- Objective: Line by line, repeat the data below exactly, beginning at the first line and ending at the line with "from matplotlib.patches import Rectangle". Omit pictures.

»»

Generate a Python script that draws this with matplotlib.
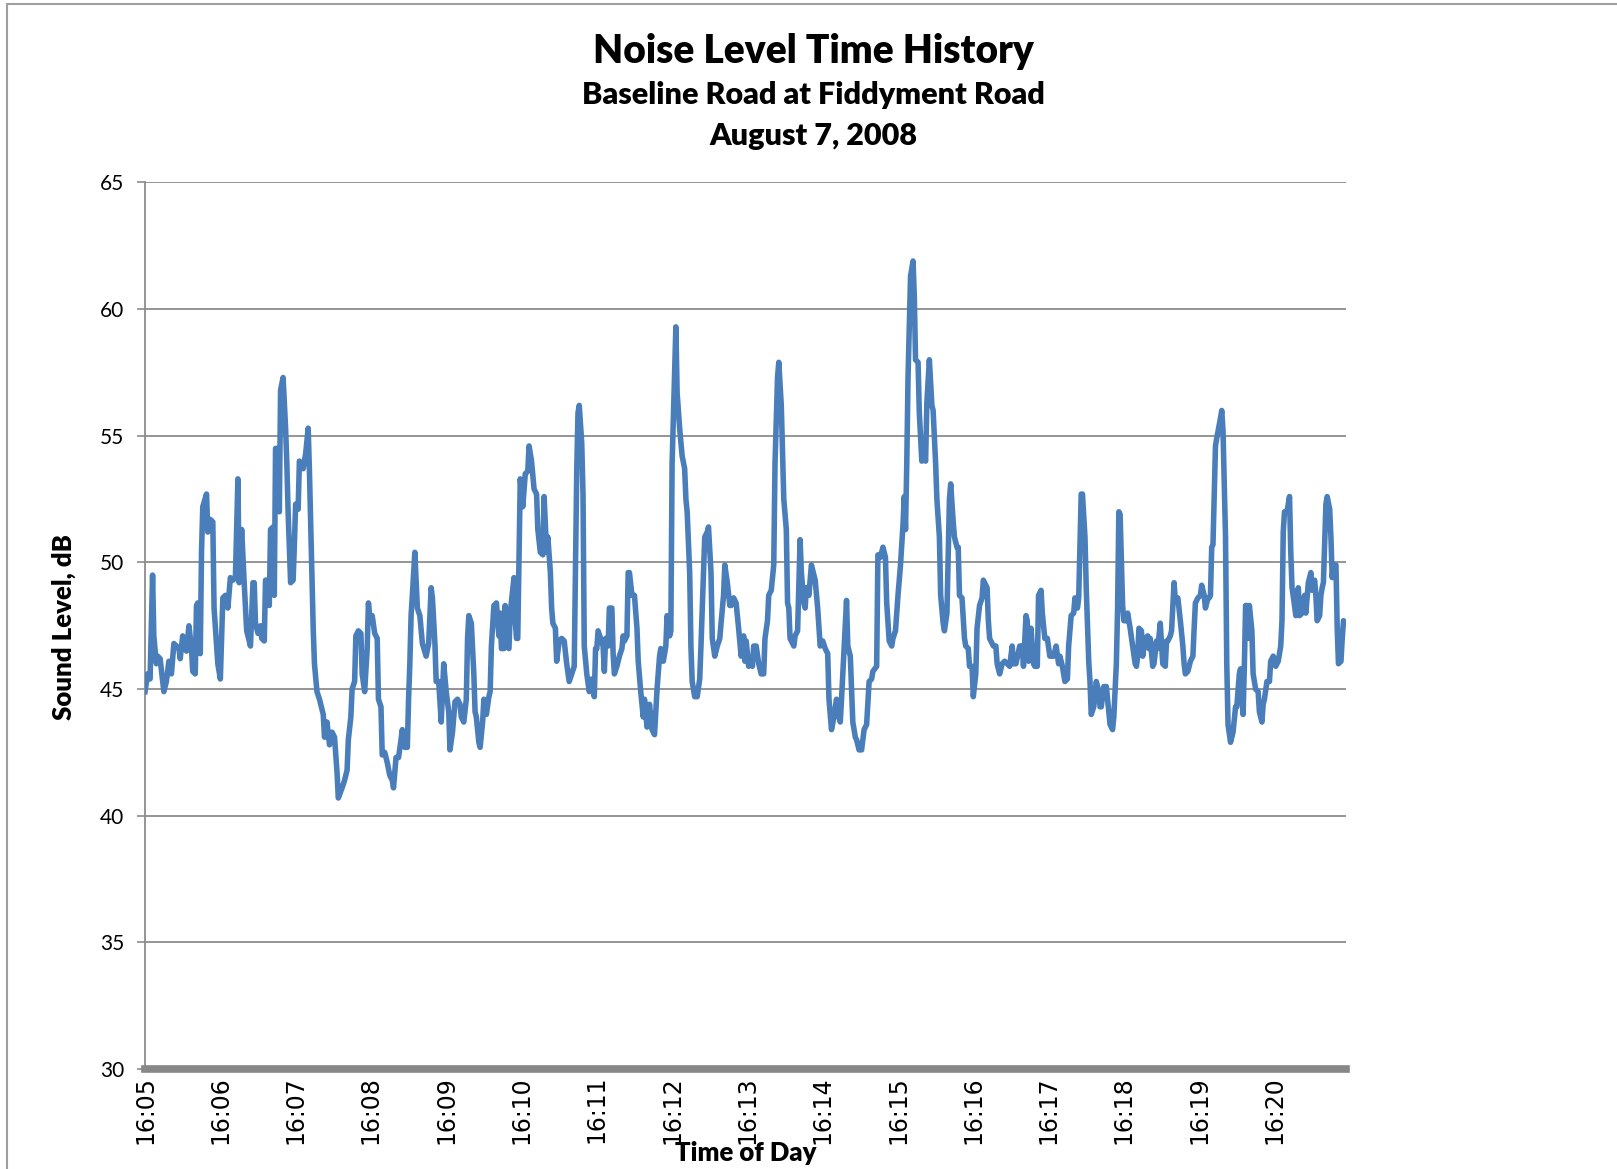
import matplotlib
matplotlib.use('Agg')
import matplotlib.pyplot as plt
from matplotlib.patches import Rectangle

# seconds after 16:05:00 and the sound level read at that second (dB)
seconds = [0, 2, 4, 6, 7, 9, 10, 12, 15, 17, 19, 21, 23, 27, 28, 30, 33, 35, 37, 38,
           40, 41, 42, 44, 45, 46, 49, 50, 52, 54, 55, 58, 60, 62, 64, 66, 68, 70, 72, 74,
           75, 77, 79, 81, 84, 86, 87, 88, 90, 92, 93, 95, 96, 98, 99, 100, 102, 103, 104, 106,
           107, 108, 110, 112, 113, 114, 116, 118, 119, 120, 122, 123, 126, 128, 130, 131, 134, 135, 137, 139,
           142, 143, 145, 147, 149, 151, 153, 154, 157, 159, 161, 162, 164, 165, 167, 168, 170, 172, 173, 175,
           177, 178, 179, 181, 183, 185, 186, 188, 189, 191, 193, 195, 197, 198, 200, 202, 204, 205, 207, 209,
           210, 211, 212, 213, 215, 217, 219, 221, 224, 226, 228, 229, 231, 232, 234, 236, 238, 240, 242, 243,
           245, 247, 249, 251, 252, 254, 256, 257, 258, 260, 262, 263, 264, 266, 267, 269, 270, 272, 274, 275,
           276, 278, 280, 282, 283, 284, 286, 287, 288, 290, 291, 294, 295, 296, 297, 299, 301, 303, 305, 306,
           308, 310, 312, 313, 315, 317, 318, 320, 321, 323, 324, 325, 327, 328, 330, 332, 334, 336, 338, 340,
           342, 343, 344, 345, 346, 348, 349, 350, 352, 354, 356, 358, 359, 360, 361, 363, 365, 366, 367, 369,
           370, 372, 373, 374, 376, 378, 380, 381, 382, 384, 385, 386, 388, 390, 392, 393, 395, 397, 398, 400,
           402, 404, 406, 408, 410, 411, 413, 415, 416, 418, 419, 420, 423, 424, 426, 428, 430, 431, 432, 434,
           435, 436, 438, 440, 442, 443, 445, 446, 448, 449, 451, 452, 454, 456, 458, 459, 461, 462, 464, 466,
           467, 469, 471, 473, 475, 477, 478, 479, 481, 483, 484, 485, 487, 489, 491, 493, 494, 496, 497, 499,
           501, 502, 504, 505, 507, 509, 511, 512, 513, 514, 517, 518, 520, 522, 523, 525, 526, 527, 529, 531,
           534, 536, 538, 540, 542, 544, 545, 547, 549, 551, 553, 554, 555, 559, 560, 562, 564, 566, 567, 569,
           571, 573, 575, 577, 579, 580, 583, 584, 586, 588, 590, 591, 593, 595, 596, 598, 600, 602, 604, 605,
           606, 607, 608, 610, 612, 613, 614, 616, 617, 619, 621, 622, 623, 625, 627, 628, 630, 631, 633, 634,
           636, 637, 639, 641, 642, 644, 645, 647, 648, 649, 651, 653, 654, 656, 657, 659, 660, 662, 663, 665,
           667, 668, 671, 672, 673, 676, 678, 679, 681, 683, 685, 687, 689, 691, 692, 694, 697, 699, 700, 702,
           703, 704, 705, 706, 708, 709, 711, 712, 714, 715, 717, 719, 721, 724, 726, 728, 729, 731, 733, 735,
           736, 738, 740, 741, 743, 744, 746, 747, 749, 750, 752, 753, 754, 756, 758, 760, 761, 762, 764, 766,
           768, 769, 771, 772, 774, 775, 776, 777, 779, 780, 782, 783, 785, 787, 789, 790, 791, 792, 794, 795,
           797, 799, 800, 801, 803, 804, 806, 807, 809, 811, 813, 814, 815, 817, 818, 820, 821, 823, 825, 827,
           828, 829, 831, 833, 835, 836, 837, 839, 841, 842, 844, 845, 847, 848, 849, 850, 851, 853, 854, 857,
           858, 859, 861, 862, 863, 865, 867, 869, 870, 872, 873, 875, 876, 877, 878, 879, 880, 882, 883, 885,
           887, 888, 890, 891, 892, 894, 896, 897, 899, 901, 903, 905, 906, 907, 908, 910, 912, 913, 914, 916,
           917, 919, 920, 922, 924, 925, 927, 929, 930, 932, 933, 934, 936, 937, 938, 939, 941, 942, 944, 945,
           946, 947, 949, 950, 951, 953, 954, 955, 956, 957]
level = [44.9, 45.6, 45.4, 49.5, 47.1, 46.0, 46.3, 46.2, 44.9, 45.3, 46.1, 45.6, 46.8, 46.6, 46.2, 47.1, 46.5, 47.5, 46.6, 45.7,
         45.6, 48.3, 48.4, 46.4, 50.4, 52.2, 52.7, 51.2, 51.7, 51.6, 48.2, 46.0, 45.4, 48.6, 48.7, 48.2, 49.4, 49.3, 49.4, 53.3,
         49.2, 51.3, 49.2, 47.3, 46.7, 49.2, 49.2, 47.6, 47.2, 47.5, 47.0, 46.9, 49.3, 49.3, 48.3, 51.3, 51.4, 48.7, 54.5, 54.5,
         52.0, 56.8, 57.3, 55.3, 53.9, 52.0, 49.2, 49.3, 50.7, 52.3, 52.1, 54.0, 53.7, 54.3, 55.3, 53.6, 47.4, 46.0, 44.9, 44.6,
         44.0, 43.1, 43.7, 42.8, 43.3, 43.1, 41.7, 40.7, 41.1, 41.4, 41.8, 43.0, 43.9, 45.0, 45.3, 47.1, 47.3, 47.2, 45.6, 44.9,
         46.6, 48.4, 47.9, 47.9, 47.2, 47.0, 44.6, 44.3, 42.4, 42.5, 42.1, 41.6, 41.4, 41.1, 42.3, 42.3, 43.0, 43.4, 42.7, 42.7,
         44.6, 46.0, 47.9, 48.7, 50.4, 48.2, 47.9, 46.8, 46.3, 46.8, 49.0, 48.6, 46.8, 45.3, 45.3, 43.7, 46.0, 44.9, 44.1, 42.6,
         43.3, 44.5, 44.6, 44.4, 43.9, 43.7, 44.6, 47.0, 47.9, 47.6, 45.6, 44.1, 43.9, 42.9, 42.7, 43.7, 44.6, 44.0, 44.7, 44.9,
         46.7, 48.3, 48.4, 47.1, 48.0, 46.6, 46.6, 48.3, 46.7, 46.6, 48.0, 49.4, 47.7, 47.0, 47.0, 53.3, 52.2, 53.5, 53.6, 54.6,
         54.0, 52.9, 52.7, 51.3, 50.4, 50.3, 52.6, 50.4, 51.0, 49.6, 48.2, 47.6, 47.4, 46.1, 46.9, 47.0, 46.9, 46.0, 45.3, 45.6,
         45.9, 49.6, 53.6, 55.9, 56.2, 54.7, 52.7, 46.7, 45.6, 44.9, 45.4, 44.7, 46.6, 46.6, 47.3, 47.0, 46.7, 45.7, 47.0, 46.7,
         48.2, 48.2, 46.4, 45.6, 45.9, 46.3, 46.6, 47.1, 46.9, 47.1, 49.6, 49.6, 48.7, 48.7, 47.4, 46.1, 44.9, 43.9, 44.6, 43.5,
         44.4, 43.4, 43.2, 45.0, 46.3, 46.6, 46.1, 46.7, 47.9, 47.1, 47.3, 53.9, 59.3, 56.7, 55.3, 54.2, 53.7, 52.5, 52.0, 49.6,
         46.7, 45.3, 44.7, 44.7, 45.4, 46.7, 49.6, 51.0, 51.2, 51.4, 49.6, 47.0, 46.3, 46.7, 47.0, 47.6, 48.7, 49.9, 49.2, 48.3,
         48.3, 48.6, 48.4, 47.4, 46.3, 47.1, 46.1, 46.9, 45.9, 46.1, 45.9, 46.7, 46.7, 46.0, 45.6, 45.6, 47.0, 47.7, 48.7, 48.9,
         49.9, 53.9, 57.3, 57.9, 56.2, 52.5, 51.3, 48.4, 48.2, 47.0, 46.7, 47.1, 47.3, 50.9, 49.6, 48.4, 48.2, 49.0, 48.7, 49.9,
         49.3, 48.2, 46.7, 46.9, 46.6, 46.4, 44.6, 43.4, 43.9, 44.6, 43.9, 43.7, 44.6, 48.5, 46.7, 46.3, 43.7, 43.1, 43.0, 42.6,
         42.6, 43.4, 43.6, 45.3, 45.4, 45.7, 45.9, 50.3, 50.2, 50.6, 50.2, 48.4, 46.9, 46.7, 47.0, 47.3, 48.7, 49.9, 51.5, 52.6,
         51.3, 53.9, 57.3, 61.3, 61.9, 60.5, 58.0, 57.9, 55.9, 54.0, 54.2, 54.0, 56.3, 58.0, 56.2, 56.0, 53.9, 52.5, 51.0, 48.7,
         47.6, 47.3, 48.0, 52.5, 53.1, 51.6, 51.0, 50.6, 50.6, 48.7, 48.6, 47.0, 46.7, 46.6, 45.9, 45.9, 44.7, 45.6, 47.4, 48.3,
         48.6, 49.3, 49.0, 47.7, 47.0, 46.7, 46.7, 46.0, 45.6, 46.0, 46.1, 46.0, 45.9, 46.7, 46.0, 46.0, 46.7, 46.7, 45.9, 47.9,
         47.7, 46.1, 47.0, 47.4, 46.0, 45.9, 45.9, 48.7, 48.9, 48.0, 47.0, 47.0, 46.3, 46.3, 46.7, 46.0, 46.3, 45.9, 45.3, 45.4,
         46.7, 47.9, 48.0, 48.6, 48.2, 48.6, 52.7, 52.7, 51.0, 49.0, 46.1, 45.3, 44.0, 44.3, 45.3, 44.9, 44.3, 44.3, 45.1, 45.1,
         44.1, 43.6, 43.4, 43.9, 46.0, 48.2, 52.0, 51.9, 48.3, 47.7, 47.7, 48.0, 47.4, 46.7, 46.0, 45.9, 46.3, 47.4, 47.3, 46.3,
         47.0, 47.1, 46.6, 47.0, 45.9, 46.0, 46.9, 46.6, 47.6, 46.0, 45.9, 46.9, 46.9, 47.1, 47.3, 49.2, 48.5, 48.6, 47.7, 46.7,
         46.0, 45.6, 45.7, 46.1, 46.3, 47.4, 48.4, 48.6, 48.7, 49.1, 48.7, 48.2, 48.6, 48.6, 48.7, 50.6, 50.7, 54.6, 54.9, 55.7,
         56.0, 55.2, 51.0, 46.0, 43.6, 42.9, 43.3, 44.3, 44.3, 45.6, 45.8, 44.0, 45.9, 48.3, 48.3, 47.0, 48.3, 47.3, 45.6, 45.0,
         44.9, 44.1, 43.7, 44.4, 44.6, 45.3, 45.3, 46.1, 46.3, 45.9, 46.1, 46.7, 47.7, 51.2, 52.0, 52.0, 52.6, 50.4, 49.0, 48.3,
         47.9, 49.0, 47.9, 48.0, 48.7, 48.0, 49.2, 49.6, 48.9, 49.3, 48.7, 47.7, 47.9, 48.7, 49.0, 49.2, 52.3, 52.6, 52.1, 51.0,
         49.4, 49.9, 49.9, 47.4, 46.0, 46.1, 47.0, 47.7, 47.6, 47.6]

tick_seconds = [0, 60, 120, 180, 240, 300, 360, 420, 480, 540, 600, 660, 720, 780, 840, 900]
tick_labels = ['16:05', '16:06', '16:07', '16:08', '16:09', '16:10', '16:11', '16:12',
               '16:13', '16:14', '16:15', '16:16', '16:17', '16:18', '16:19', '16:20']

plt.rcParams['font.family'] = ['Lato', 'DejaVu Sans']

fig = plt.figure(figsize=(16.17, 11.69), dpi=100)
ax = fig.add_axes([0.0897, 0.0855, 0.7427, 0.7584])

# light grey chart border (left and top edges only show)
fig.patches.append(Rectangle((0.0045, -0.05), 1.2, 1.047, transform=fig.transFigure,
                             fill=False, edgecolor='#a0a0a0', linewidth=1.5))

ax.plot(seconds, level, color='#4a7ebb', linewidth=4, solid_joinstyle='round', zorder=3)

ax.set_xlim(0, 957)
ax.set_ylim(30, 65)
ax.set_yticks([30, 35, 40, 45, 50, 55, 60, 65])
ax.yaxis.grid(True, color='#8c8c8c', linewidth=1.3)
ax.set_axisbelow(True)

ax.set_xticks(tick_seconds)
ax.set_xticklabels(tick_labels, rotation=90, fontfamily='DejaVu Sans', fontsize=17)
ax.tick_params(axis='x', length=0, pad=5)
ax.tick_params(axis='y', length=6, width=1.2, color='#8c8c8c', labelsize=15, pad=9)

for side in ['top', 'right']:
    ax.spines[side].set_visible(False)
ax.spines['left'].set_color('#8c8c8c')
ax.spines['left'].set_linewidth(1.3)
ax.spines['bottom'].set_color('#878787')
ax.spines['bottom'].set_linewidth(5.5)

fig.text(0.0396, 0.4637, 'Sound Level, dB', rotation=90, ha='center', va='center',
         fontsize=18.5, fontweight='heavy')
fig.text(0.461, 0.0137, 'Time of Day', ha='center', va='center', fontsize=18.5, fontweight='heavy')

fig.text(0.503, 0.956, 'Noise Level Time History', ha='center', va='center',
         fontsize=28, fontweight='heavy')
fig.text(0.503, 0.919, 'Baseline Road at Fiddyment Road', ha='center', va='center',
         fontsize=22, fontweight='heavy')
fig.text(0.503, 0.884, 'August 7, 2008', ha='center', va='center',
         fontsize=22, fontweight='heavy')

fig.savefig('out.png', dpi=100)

««

- Problem solution:
Generate a Python script that draws this with matplotlib.
import matplotlib
matplotlib.use('Agg')
import matplotlib.pyplot as plt
from matplotlib.patches import Rectangle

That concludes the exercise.